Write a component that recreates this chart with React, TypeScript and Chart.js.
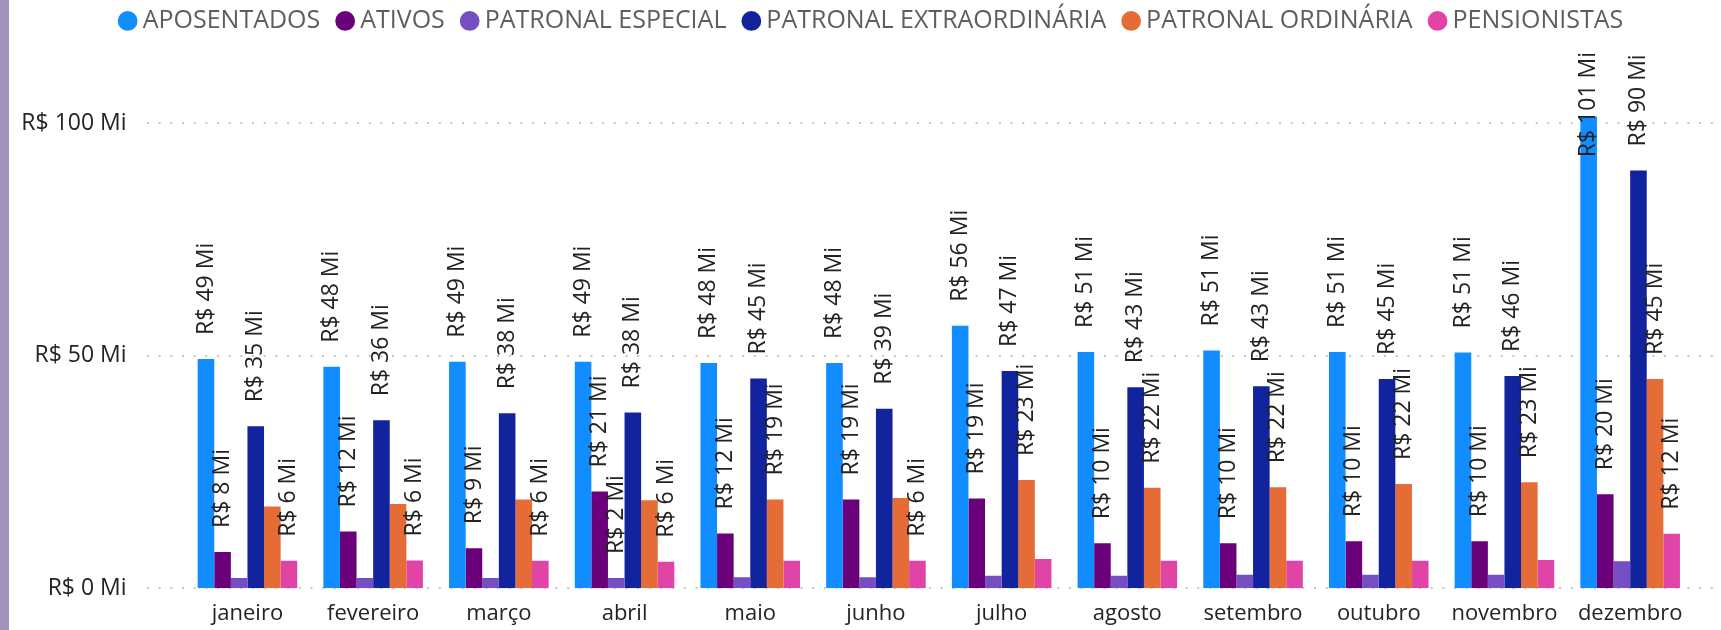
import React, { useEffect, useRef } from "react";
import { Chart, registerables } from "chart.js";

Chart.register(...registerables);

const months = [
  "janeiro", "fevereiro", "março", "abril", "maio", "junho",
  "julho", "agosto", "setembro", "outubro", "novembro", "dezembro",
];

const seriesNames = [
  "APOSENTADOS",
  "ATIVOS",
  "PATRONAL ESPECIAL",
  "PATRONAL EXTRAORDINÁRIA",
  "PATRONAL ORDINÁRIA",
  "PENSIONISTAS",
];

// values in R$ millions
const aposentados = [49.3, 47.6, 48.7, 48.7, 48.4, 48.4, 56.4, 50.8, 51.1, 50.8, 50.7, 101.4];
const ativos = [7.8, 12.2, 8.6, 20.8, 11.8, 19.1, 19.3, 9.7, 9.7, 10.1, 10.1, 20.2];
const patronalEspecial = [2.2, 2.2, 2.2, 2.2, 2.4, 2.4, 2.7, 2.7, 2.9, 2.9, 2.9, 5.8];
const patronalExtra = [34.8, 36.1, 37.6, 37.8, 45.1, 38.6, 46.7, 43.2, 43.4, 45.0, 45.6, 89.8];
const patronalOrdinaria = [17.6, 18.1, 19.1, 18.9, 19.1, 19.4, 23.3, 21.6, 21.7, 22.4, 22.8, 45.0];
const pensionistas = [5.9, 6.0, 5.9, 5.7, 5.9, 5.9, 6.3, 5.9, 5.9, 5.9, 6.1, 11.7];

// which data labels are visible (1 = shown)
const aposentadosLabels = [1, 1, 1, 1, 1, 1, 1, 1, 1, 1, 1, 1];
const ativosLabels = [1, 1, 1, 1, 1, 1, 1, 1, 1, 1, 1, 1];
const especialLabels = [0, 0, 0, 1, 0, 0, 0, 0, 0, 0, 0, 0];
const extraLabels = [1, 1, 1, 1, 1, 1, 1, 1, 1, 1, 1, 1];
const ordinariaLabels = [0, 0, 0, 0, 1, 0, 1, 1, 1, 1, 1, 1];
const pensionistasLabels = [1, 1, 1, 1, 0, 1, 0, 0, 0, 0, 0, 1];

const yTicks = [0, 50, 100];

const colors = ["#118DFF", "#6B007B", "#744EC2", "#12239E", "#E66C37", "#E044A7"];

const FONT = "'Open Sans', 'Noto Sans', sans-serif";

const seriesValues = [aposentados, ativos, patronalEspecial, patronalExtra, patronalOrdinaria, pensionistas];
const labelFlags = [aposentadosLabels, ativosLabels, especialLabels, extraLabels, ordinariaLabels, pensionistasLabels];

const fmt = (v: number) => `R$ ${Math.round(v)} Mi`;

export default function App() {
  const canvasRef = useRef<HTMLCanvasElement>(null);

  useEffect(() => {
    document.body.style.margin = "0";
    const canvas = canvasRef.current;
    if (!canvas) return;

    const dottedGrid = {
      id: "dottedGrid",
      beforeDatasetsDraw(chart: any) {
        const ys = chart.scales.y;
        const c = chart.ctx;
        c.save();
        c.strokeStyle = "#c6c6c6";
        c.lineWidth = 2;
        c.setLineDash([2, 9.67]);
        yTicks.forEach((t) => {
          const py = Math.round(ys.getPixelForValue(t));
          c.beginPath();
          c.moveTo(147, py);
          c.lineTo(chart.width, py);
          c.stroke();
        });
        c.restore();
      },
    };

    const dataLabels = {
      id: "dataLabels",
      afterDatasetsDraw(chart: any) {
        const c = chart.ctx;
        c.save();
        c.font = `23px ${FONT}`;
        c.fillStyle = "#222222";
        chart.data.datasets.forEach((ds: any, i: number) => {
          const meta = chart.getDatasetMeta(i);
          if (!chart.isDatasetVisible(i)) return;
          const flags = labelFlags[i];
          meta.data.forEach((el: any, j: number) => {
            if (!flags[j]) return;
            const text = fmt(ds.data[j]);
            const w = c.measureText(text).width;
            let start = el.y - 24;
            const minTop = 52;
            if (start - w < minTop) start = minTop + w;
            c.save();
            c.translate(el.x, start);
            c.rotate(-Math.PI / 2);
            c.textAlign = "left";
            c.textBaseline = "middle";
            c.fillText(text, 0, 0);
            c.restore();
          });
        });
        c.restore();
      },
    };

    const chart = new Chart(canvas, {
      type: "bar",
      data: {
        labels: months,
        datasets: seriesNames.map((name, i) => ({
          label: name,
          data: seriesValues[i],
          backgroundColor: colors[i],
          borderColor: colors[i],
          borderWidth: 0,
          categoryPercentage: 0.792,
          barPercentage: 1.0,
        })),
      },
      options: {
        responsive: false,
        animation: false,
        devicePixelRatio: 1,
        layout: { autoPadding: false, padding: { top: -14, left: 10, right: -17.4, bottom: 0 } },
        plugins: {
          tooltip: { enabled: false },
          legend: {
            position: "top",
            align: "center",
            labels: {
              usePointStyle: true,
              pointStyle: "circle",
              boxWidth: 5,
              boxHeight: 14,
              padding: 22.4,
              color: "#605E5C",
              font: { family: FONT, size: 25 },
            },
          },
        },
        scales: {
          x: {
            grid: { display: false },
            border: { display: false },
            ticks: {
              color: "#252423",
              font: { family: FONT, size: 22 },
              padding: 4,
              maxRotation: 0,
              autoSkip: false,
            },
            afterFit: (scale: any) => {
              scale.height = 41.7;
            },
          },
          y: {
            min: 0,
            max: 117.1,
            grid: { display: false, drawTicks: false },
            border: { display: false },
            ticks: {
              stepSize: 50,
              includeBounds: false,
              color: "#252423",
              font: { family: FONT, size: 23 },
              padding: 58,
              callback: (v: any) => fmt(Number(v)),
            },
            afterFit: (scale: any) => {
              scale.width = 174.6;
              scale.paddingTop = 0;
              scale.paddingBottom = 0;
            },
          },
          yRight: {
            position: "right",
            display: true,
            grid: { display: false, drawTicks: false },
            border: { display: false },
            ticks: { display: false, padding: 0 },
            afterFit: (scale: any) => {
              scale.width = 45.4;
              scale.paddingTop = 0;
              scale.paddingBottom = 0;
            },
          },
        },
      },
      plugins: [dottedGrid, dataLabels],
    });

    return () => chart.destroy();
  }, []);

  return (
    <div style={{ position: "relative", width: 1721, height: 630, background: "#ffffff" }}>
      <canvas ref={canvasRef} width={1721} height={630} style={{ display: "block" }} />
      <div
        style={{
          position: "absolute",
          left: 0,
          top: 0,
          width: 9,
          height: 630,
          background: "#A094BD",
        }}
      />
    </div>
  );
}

::::::::

**Short task**
Without any pictures, reproduce the lines from the first one in the material through the line that has "Chart.register(...registerables);", exactly as they appear.

**Output below**
Write a component that recreates this chart with React, TypeScript and Chart.js.
import React, { useEffect, useRef } from "react";
import { Chart, registerables } from "chart.js";

Chart.register(...registerables);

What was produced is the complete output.